O’Hearn was drafted out of Sam Houston State in 2014 after hitting just 18 home runs in his 3 years on the team. But since being drafted, O’Hearn has used the natural leverage in his swing to better tap into his best tool, his raw power. “I didn’t always hit for power when I was younger,” O’Hearn told Six Man Rotation. “In college, I was more of a gap to gap guy. I always focused on being able to hit line drives to all fields. So I think as I got older and into the Minor Leagues, I just got stronger and the home runs and doubles happened more.”

“The mindset was a little different in college because of the coaching. The home run wasn’t a huge part of my game or how we won games. When I got to the Royals organization, it was completely different. They wanted me to turn it loose.” Turn it loose is exactly what O’Hearn has done. Since being drafted he’s racked up over 80 home runs and nearly 100 doubles during his time in the minors. Perhaps the most impressive part of O’Hearn’s power is how he spreads the ball around to all fields. Below is O’Hearn’s spray chart from 2017.

(via mlbfarm.com)

It’s a real good looking spray chart. 13 of his 22 home runs from this past season went to left field while 5 went to dead center. Just 4 went out pull side, an area where a lot of power hitters make their living. But O’Hearn doesn’t approach an at-bat that way. “I think I’m at my best when I’m driving the ball to left center,” he said. “That’s something that’s a strength for me. There is nothing wrong with pull side homeruns, but I think it gives me an advantage to be able to hit for power to the opposite field. It’s kind of always been part of my game, I definitely work on it and in the game try to hit the ball where it’s pitched.”

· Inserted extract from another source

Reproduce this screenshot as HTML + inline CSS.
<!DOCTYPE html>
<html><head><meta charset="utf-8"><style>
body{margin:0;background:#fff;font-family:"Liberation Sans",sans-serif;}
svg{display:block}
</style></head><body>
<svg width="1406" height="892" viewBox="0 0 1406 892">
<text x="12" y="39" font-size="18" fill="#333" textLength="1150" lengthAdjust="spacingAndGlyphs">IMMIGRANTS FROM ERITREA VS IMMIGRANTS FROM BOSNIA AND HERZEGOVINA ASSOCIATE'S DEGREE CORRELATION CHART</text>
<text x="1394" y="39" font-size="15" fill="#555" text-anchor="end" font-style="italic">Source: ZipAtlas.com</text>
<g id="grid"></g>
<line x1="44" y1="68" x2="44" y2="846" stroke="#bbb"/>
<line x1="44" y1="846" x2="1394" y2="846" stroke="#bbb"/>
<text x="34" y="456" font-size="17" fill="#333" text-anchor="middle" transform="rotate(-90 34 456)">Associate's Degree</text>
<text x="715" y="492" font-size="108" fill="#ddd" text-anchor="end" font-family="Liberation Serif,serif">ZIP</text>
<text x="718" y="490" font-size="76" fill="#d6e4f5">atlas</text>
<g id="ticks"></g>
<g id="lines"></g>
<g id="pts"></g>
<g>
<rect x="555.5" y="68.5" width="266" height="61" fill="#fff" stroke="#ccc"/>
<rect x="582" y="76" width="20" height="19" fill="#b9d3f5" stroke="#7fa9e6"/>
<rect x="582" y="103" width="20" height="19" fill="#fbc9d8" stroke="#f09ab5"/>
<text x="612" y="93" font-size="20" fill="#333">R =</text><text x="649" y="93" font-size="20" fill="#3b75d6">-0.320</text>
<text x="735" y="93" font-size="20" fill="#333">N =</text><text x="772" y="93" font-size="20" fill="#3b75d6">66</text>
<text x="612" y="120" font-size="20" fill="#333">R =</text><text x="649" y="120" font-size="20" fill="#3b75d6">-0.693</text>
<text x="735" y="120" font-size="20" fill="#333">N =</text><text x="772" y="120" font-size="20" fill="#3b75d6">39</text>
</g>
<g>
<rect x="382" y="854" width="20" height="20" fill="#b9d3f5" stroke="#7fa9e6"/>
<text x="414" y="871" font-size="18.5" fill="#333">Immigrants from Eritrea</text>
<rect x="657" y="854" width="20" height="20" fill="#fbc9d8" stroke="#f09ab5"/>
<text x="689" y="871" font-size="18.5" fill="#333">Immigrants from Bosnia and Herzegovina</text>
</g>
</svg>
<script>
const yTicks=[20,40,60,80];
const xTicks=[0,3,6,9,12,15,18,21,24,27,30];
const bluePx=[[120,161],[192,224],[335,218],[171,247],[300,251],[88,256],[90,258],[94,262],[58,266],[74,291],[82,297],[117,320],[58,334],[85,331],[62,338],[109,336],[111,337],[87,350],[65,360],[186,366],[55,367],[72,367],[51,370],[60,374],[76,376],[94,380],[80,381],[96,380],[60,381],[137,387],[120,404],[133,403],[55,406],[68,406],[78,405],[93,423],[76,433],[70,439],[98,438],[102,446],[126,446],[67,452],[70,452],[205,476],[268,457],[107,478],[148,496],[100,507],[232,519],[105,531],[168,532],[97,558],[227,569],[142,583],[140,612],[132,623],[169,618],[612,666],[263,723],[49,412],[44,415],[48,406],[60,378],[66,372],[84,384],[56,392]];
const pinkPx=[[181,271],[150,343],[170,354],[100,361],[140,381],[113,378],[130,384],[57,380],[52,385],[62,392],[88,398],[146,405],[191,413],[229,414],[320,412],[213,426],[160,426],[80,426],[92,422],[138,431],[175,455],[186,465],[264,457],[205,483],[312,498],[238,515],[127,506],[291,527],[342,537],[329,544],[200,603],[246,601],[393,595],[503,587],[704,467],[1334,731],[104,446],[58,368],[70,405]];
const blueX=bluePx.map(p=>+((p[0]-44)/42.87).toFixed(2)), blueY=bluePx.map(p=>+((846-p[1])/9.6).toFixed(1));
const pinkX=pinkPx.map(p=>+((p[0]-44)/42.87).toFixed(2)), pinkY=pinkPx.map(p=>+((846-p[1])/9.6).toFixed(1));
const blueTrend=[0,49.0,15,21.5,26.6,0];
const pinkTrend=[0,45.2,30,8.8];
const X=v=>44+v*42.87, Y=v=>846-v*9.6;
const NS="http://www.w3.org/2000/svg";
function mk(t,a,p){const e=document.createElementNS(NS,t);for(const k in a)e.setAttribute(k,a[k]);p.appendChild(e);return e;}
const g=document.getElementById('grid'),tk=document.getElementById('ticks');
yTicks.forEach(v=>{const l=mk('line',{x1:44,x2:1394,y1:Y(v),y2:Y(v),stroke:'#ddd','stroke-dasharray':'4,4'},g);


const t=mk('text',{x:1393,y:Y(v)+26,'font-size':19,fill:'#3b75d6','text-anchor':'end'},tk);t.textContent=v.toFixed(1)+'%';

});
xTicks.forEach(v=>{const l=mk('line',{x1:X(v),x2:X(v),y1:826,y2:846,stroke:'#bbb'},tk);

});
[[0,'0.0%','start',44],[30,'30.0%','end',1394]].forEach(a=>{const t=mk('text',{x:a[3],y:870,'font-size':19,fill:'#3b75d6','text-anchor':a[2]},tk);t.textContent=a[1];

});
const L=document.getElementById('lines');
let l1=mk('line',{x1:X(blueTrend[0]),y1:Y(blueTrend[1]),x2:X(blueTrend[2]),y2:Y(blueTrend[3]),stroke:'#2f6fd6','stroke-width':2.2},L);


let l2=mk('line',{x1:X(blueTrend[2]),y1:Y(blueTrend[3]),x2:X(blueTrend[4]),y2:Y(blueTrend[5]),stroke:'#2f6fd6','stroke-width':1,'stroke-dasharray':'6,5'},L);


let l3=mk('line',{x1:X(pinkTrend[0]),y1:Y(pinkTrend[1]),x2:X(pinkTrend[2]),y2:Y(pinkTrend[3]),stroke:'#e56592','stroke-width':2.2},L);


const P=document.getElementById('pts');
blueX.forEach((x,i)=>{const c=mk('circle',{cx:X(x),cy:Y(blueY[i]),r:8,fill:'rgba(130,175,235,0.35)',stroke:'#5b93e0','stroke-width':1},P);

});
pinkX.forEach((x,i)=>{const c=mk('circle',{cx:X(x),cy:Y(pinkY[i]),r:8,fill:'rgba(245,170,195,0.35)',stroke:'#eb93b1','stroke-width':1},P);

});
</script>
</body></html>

Like all guys trying to make it to the bigs, however, O’Hearn’s road has been a bumpy one, with the most notable obstacle coming in the middle of August last season, when he was demoted from AAA Omaha to AA Northwest Arkansas mid year.

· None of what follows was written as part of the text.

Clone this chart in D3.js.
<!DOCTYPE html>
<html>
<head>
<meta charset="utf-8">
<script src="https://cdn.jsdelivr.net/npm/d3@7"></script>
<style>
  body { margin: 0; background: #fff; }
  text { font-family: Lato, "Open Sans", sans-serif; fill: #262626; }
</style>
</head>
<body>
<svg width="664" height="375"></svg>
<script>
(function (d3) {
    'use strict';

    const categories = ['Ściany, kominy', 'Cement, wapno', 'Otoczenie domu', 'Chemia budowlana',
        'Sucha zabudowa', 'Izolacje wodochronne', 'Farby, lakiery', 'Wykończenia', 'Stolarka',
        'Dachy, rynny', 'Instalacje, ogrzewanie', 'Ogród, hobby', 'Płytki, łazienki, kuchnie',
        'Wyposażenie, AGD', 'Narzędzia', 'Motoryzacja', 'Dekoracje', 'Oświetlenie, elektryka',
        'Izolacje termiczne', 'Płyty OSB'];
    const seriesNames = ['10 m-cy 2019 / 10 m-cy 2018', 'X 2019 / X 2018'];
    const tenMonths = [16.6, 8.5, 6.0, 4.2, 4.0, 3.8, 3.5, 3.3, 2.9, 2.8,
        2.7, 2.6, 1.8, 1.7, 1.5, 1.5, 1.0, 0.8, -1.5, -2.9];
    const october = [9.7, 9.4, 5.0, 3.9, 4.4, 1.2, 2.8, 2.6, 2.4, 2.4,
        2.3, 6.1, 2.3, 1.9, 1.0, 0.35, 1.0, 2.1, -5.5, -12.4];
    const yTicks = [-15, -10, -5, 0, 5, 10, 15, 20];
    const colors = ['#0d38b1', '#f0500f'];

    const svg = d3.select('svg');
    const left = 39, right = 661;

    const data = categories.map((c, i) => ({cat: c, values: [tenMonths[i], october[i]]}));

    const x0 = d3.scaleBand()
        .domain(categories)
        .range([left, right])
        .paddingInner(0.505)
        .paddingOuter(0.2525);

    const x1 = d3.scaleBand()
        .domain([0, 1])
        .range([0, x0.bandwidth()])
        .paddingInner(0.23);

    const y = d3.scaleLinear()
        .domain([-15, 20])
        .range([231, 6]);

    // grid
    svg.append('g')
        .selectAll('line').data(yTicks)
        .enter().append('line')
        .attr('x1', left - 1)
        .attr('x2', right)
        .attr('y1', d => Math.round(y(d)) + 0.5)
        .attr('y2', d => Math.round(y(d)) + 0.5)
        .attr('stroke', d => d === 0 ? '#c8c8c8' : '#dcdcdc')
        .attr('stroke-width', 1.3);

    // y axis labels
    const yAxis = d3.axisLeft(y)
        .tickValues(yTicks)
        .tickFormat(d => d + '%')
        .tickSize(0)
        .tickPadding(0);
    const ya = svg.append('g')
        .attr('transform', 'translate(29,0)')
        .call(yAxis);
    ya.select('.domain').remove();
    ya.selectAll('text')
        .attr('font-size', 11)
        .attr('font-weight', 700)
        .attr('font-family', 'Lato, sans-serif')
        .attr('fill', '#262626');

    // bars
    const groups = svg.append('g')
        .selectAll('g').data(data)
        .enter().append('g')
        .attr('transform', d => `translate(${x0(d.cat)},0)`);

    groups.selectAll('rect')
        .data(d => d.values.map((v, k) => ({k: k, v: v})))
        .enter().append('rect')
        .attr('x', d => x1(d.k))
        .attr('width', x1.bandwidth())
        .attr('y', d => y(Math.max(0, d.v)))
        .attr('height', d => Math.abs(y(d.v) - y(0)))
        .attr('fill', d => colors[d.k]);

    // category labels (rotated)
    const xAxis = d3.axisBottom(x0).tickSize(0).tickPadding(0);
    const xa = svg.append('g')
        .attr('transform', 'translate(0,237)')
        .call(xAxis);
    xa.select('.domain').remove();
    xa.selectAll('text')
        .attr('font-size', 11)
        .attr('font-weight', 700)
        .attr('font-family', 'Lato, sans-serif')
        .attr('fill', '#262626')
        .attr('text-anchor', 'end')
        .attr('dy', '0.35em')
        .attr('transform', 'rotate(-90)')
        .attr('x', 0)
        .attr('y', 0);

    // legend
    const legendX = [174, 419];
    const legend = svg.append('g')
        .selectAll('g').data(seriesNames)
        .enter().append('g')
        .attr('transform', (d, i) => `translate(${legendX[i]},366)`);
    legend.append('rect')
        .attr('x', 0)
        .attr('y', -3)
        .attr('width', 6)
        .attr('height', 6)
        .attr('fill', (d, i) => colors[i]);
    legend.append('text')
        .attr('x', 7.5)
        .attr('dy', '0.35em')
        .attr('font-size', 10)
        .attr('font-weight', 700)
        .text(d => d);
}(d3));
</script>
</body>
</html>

“In August, there were a lot of guys coming off of the DL and they were gonna need at bats in Omaha. We knew there was gonna be a move coming, but I never thought it would be me. Our assistant GM J.J. Picollo came into town and called me into the office. He basically gave me the option of staying there for the last two weeks and getting less at bats or going to AA and helping that team who was already going to play in the playoffs. So I took the at bats, and it was tough to get moved down after being with a team and being one of the middle of the order guys all year. I definitely had to swallow my pride. I realized that if this was gonna help me get to the big leagues and benefit me in the long run, then I had to do it and have the best attitude possible.”

But O’Hearn is ready to take over in Kansas City, whether it’s a spot in the outfield, or at 1B, filling the shoes of Eric Hosmer. “I know [starting for the Royals in 2018] is a possibility and it’s definitely a motivator this offseason. But at the same time I try to worry about that as little as possible because it’s out of my control. My goal going into spring training is to make in impact in the big leagues this year. That isn’t going to change and I will continue to do everything in my power this offseason and going into spring training to get there.”